* **EXERCISE DESCRIPTION**
In the listing below, find every line with the string "this" and pull it out.

* **ITEMS**
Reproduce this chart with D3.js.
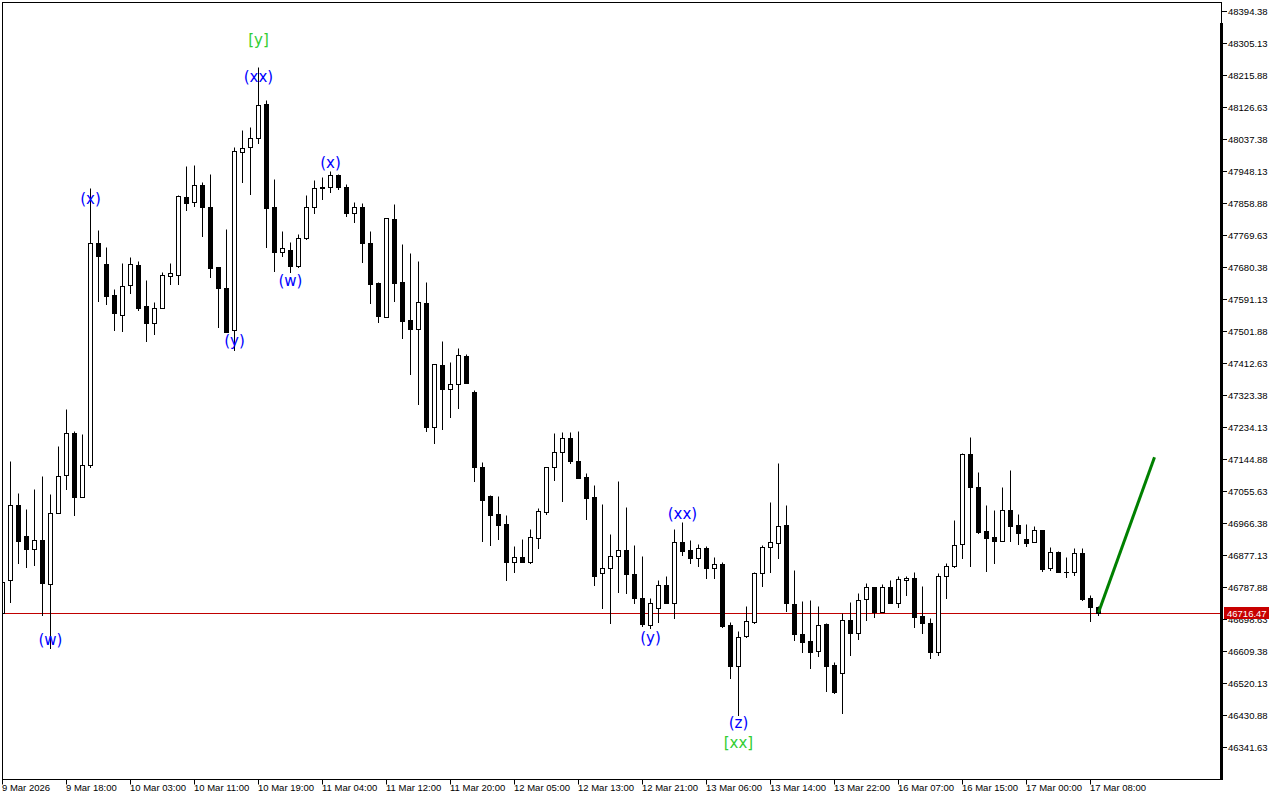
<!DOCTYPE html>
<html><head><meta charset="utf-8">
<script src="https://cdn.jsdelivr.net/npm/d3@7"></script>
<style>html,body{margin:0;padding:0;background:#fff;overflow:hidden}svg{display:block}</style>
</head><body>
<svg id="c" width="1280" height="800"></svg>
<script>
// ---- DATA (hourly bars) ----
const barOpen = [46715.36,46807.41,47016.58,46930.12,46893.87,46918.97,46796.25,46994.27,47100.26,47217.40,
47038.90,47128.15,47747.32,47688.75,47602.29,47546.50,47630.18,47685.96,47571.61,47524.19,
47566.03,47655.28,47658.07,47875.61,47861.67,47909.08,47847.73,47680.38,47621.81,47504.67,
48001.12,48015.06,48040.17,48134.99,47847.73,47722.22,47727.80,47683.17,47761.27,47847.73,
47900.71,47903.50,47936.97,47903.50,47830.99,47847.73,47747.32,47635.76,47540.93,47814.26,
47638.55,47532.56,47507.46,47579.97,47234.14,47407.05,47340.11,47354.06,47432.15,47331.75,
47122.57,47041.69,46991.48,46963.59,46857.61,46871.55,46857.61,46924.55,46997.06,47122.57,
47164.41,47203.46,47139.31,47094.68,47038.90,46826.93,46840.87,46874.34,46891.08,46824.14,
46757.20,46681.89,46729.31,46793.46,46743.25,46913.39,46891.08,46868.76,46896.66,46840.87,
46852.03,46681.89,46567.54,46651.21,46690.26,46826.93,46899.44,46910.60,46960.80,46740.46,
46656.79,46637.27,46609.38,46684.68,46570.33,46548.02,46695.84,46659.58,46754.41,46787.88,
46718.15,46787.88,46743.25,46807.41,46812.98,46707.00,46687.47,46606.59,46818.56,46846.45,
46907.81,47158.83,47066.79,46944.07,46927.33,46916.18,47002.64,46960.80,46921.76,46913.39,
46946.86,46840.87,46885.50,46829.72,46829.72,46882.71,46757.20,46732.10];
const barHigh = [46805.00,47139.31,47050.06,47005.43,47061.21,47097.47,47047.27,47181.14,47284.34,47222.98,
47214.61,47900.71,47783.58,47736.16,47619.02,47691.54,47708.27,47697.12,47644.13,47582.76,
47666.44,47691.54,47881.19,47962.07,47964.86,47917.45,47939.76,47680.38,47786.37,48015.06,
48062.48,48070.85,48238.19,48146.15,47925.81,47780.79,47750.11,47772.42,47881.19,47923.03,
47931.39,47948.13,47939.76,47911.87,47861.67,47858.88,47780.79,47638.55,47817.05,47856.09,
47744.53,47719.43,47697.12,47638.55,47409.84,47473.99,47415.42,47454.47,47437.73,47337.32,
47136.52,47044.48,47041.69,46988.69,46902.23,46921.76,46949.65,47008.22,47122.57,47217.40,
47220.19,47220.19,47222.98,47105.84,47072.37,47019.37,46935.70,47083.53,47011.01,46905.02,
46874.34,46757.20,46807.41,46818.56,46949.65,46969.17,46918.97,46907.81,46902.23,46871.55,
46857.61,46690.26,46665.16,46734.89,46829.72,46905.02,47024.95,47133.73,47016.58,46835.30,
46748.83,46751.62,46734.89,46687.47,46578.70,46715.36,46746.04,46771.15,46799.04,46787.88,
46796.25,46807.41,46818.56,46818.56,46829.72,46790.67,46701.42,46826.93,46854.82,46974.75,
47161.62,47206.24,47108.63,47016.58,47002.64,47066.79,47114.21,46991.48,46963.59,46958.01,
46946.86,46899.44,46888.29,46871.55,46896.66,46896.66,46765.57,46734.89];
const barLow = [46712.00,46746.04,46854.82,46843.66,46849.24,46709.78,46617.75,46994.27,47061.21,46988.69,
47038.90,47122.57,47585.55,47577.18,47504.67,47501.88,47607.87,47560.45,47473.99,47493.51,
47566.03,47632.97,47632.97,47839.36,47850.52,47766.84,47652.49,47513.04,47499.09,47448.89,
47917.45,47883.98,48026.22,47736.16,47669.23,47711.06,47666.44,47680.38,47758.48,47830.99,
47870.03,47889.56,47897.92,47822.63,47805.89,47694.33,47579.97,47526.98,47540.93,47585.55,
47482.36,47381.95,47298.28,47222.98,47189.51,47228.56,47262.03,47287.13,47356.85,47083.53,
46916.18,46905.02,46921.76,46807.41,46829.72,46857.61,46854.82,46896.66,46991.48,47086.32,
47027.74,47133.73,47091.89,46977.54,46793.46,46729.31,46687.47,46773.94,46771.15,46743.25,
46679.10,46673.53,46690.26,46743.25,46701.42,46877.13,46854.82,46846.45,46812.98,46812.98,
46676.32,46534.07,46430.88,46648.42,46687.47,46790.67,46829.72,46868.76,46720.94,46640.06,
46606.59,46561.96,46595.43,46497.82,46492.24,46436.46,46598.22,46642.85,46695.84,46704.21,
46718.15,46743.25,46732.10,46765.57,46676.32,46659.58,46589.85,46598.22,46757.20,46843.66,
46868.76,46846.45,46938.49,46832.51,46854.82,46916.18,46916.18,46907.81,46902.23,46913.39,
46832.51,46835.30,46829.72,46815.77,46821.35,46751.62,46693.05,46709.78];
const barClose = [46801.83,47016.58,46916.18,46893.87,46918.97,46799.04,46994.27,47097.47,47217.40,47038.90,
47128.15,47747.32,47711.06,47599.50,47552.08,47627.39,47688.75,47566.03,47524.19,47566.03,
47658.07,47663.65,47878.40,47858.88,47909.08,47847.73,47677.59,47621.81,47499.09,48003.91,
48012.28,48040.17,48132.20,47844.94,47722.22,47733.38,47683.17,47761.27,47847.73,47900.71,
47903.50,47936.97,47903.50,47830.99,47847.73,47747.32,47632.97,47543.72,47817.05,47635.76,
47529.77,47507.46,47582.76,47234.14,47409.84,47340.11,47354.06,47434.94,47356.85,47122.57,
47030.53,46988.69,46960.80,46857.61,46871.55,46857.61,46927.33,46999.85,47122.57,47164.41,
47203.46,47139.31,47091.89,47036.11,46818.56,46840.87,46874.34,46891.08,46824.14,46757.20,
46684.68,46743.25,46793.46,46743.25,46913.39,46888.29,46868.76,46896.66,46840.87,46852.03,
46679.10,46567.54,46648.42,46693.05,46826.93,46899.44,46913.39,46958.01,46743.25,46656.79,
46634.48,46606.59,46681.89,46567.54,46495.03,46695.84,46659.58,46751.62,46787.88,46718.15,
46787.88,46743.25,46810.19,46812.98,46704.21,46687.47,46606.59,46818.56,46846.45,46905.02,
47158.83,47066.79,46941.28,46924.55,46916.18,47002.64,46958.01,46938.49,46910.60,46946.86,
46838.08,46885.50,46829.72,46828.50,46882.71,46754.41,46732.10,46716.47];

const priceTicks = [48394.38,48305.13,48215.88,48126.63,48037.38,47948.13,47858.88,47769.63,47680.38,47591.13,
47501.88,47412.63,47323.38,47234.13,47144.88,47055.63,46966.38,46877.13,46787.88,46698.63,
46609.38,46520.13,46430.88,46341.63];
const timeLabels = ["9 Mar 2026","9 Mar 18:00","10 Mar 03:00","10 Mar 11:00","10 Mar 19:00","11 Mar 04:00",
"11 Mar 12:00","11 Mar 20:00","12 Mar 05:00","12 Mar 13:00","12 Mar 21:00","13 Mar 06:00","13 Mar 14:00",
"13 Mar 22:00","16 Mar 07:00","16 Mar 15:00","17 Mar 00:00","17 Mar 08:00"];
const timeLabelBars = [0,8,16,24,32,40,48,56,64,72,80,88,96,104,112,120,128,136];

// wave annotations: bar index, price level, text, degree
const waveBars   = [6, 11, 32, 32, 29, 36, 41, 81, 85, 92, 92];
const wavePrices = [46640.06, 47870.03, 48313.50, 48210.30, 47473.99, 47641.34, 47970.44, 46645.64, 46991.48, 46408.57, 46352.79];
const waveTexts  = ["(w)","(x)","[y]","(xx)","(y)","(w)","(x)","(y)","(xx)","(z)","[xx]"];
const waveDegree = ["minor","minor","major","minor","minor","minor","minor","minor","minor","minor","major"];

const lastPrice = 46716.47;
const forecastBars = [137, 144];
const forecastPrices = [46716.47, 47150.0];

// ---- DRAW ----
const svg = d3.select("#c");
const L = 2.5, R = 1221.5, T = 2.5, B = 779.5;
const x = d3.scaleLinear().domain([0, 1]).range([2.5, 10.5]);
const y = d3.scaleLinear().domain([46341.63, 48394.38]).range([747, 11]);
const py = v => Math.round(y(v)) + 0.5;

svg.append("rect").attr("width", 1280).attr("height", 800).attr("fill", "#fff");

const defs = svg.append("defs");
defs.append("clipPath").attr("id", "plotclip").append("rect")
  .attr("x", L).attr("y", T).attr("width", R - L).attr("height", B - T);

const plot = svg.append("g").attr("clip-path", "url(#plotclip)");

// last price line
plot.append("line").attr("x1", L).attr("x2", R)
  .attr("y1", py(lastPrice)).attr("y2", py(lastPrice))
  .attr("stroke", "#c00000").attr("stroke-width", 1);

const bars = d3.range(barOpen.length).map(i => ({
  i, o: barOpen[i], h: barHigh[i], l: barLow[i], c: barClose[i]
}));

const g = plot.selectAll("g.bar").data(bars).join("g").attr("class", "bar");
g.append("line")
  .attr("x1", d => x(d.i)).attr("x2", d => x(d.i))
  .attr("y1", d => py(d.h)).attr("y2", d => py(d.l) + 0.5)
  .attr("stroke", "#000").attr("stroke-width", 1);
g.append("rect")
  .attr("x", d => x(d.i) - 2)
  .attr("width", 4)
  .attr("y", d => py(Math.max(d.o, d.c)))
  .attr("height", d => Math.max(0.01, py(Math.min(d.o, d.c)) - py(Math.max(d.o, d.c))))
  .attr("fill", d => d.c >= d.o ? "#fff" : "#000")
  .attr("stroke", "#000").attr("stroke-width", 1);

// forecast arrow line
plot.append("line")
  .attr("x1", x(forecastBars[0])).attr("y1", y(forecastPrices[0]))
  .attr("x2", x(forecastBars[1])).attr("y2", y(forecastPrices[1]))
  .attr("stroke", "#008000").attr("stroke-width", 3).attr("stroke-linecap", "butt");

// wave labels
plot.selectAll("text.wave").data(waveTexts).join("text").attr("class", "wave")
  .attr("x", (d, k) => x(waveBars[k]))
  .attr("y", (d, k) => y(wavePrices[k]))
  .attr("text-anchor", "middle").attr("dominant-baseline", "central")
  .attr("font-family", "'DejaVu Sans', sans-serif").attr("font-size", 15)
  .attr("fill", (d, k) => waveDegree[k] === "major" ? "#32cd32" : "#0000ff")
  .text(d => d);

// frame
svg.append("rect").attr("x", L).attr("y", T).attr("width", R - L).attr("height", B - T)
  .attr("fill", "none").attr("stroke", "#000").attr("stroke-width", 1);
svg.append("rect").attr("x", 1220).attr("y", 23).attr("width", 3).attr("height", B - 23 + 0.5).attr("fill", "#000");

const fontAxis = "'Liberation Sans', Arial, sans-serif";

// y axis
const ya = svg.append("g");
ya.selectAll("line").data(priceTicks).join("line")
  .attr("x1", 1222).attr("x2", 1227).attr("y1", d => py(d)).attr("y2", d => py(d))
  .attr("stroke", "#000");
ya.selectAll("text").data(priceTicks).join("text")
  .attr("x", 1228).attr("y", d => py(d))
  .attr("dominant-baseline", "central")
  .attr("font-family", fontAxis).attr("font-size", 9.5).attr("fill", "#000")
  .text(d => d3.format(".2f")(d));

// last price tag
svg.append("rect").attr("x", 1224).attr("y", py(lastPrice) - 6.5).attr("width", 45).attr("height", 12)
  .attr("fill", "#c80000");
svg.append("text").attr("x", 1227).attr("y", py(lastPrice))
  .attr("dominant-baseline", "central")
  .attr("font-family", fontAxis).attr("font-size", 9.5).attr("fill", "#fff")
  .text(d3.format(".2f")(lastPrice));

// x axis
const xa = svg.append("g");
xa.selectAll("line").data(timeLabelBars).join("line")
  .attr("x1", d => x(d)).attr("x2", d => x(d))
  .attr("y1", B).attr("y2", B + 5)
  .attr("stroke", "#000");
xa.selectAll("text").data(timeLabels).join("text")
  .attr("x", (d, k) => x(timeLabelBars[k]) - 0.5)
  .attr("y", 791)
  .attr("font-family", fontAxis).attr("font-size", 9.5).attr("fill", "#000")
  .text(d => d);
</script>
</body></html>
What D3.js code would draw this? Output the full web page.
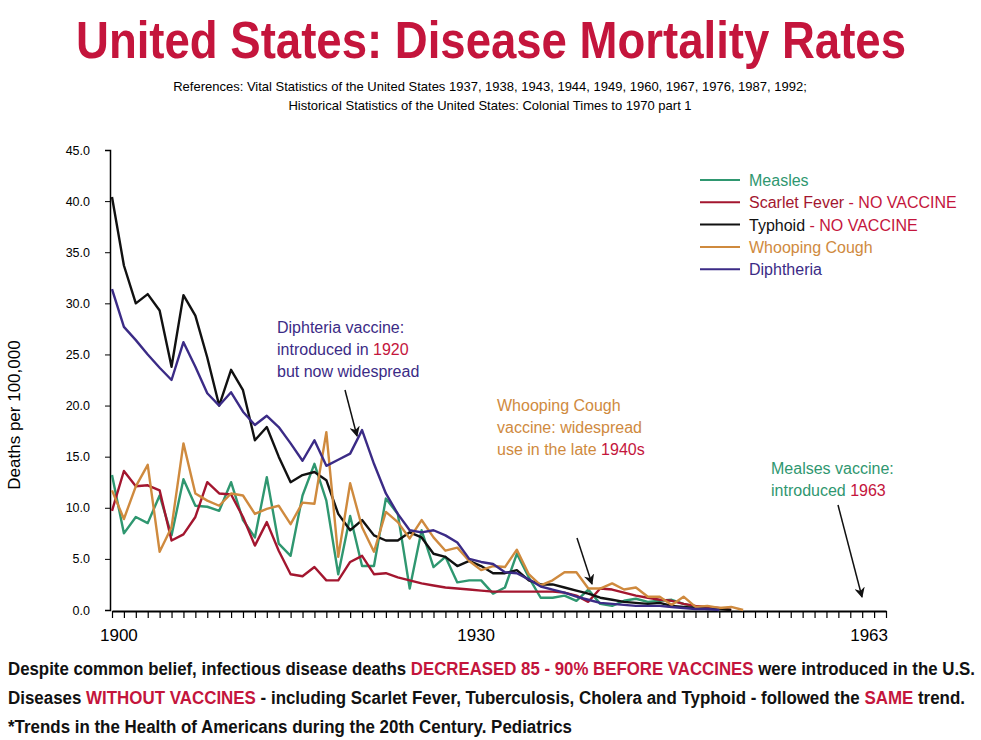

* **IN RESPONSE**
Reproduce this chart with D3.js.
What D3.js code would draw this? Output the full web page.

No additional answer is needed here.